The Big Story of the Bible, Part 5 - Chapter 4: Formation & Establishment
September 29, 2022 | by: Dale Thiele | 0 Comments
Posted in: Pastoral Encouragement
This Fall through these Touchpoint articles I am giving an overview of the Big Story of the Bible. I have two main purposes behind this. First, I want you to read the Bible well. Part of reading the Bible well is being familiar enough with the overarching storyline to be able to fit what you are reading into that bigger picture. Every Christian should become familiar with the Bible. Second, I want you to understand your life and circumstances in light of the Big Story of the Bible. Your life story is woven into the bigger story of the Bible. The better you understand the story of the Bible, the better equipped you will be to interpret and respond to the ebbs and flows of your life. This is your story.
As a review of where we are:
The Prelude covers eternity past, the time before Creation. The members of the Trinity made a covenant with one another, the Covenant of Redemption. This is the thread that runs through the entire history of the world.
Chapter 1 is Creation (Genesis 1-2). In creation, God sets the stage for his grand plan of redemption, making man in his image, establishing a covenant with Adam, and instituting marriage as a living picture of the redeemed relationship he desires with his people.
Chapter 2 is the Fall (Genesis 3). In his wisdom, and as a part of his plan of redemption, God made the world with the potential for sin. The Fall explains what has gone wrong in the world. It also points us to our only hope.
Chapter 3 is Promises (Genesis 3-50). While God had the right to condemn Adam and Eve on the spot, he rather began to give promises that revealed his plan of redemption. These promises, made throughout Genesis to the patriarchs, are rightly called the Covenant of Grace, because the fulfillment of the promises rests solely of God’s gracious faithfulness to keep his promises.
Chapter 4 is Formation and Establishment (Exodus through Judges). We begin to cover larger sections of the Bible now. The formation of Israel as a nation and their establishment in the Promised Land may seem to have little to do with us in the 21st century, but when we consider the movement in the Big Story of the Bible, we see how we are tied into this storyline.

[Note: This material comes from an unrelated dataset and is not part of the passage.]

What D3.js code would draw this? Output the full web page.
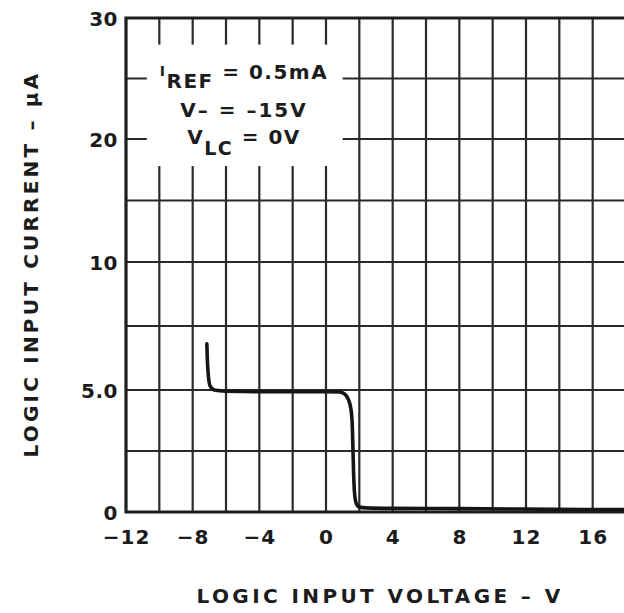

Three significant developments occur in this chapter. First, God multiplies the people of Israel. At the end of Genesis, 70 people of the family of Jacob move to Egypt to escape the famine. When we read the genealogies of the people who leave Egypt in the exodus, there are around two million people. Second, God established his relationship with Israel through the covenant at Sinai. While the Sinai covenant is known for its plethora of laws (over 600 laws), it is still in the vein of the Covenant of Grace that was taking shape in Genesis. The Sinai Covenant (or Mosaic Covenant) emphasizes our need for an atoning sacrifice to cover our sin. Third, God establishes the Israelites in a land of their own. The Promised Land represented God’s gracious provision of rest for his people.
This chapter of the Big Story of the Bible has several implications for us.

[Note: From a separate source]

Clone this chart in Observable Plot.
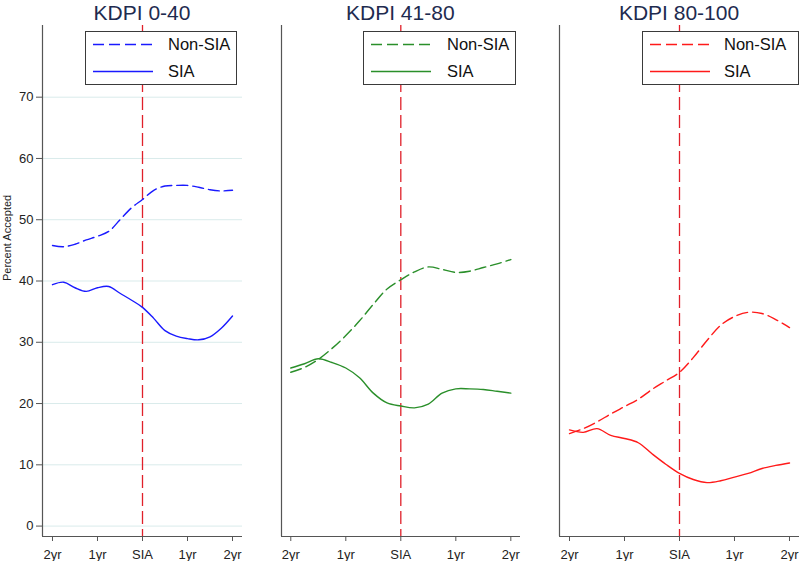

- God is using the nation of Israel to bring the Redeemer into the world. The Israelites are our spiritual forefathers. “They are Israelites, and to them belong the adoption, the glory, the covenants, the giving of the law, the worship, and the promises. To them belong the patriarchs, and from their race, according to the flesh, is the Christ, who is God over all, blessed forever” (Rom. 9:4-5). Israel is not just a placeholder in history while we wait for the Christ. God teaches and prepares the world for the Christ through Israel.
- God uses the nation of Israel to teach us about the kingdom of heaven with Christ as King. While Jesus says his kingdom is not of this world (John 18:36), Old Testament Israel foreshadows his spiritual kingdom. Those united to the King by faith are “a chosen race, a royal priesthood, a holy nation, a people for his own possession” (1 Pet. 2:9). We can learn about our place in the kingdom of Christ from Israel in the OT.
Israel is a mirror for us to be reminded that we tend to drift. The story of the Israelites in the Old Testament is marked by continual rebellion against and unfaithfulness to their covenant keeping God. Are we that different? Yes, God has given us the Holy Spirit to enable us to be more faithful, but apart from the grace of God we will be just as rebellious and unfaithful as the Israelites. They are examples for us “that we might not desire evil as they did” (1 Cor. 10:6).